ロッベンにとってマドリーは期待外れ?
しかしそんな中で先制弾を奪ったのはマドリーだった。19分、マンジュキッチの落としにクロースがダイレクトでシュートを放ち、ペペに当たって跳ね返ったボールをベンゼマがなんとか拾う。繋いで左サイドでボールを受けたロナウドが、駆け上がるコエントランへとボールを送る。折り返されたボールを、ベンゼマが鮮やかに流し込んだ。

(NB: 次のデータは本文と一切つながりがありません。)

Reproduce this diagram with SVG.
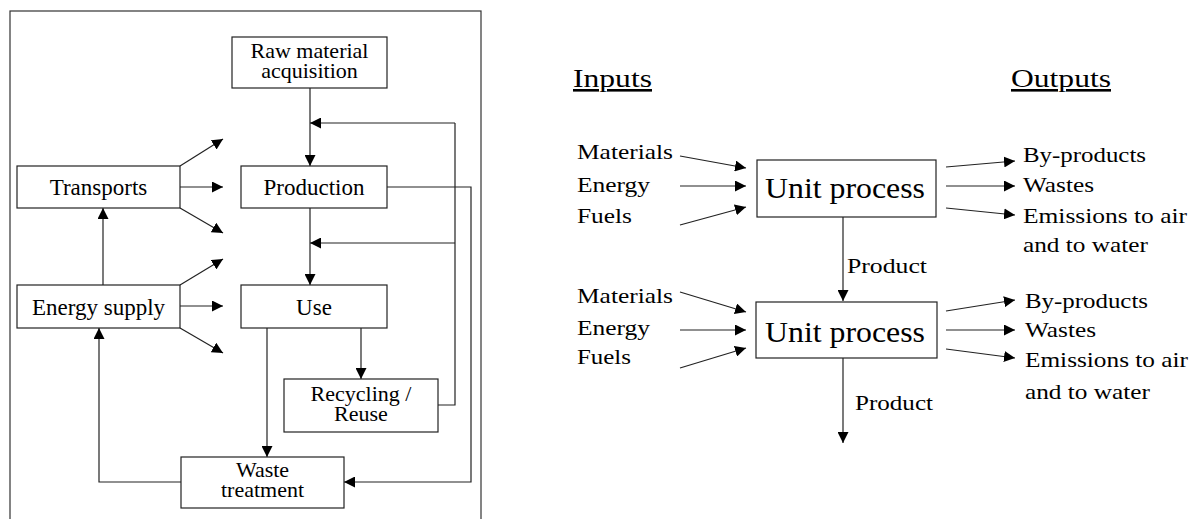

鼓動高鳴る攻防が続いたその後71分間で、結局バイエルンはこの1点を覆すことはできなかった。そしてこのベンゼマがバイエルンに対して挙げた1ゴールをどう捉えるかは非常に難しい。マドリーがミュンヘンでの第2戦を迎えるにあたってのアドバンテージであるのは間違いない。
試合後のロッベンは言う。
「私はもっとマドリーに期待していた。門から飛び出してくるものと期待したが、代りに彼らは待ち構え、私たちにゲームを支配することを許した。そのことは私を驚かせたよ」
ロッベンの言葉は、マドリーを挑発する強がりとも取れるし、第2戦に向けての心の余裕とも取れる。要するにベンゼマの1ゴールは、ロッベンの言葉そのまま、バイエルンの立場を非常に危うくしたものであるのと同時に、バイエルンにとって十分に逆転可能なスコアの差でもあるという、ちょっとした二面性を持っている。

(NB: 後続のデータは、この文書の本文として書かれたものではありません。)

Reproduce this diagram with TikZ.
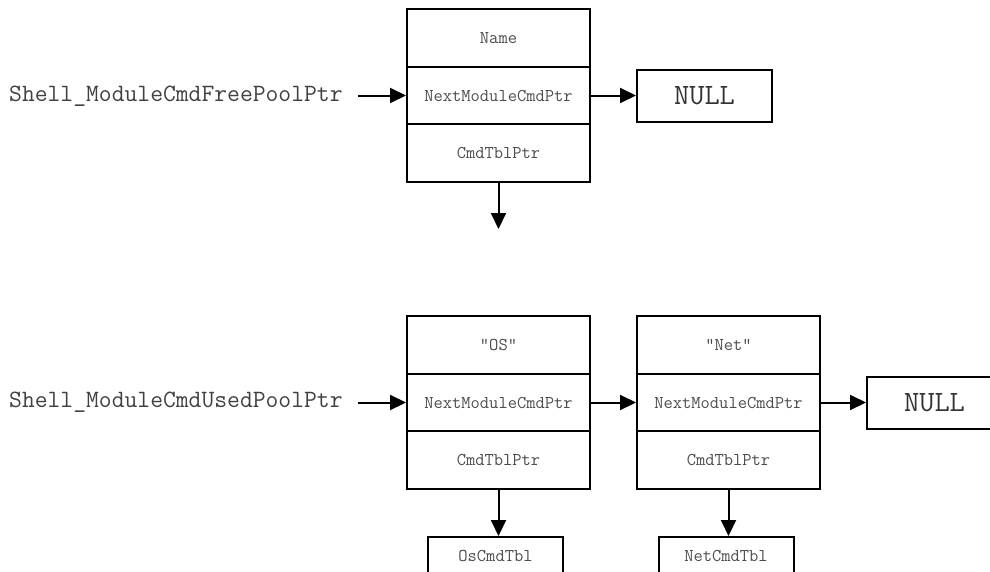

マドリーとしてはミュンヘンのアウェイではスコアレスのドローでも十分ではあるが、仮に敵地で1ゴールでも上げれば、アウェイゴールの兼ね合いでその途端にバイエルンは3ゴールを奪わなくてはならなくなる。
マドリーの持つ驚異的な破壊力とカウンターを考えれば、アウェイゴールを積み重ねることは十分に可能だ。一方でバイエルンが2ゴールを上げて逆転することも、十分現実的な範囲ではある。